Addressing the Elephant in the Room: What Happens If You Get Breached Anyway?
Even with a strong culture, breaches can happen. You can reduce risk to near zero, but not to zero.
Prepare for this:
- Have an incident response plan: one page. Who calls whom? Who talks to customers? Who shuts down systems? Practice it once a year.
- Document everything: when did it happen? What was affected? What did you do? This matters for legal and for learning.
- Notify everyone: transparency beats damage control. Tell your customers quickly, tell your regulators, tell your team.
- Learn from it: after every incident (no matter how small), spend an hour asking, “How do we prevent this next time?”
This doesn’t guarantee you won’t get breached. It guarantees you’ll survive it and get stronger.
Your 90-Day Plan (Start Now)
You don’t need to do everything at once. Here’s what to do this week and next:
Week 1:
- Pick your biggest vulnerability (passwords, phishing, access control—pick one)
- Get leadership aligned on the solution
- Brief your team: “Here’s the problem, here’s what we’re doing”
Week 2-4:
- Implement the solution (password manager, MFA, access control)
- Do initial training (30 minutes)
- Test that it actually works
Month 2-3:
- Continue with follow-up training on related topics
- Track completion and adoption
- Celebrate early wins publicly
Month 4:
- Pick your next vulnerability
- Run through the same process
- Keep reinforcing month one changes
By month 4, you have a real security culture starting to form. It doesn’t feel forced anymore. It’s just how you work.
By month 12, it’s normal. Nobody thinks about it. They just do it. That’s when you know it’s working.
When to Hire Help (And When Not To)
Be honest: can your team handle security internally?
Hire help if:
- You have zero internal IT expertise
- You’re in a regulated industry with specific compliance needs (healthcare, finance)
- You’ve been breached before and need expert recovery
- You’re scaling beyond 50+ people and need dedicated oversight
Don’t hire help if:
- You just need password management and basic hygiene
- You’re trying to fix a culture problem (no tool fixes that)
- You don’t have money (build the culture first, buy tools later)
- You’re delegating because you don’t want to care (won’t work)
If you do hire, get clarity on what you’re buying: training?
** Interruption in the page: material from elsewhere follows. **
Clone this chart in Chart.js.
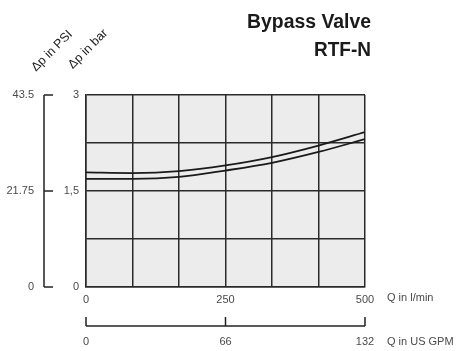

Ongoing monitoring? Policy development? Make sure it aligns with your actual needs.
The Path Forward
Building security culture is not quick. It’s not flashy. It’s boring and repetitive and exactly why it works.
Most breaches don’t happen because of sophisticated attacks. They happen because someone clicked a phishing link, reused a password, or left a laptop unlocked. Your culture prevents that.
Your team is your greatest security asset. Not your firewall. Not your tools. Your people.
When your team understands why security matters, when they feel safe reporting problems, when they’re rewarded for doing the right thing—that’s when culture takes hold.
And that’s when you’re genuinely protected.
Start this week. Pick one thing. Do it well. Build from there.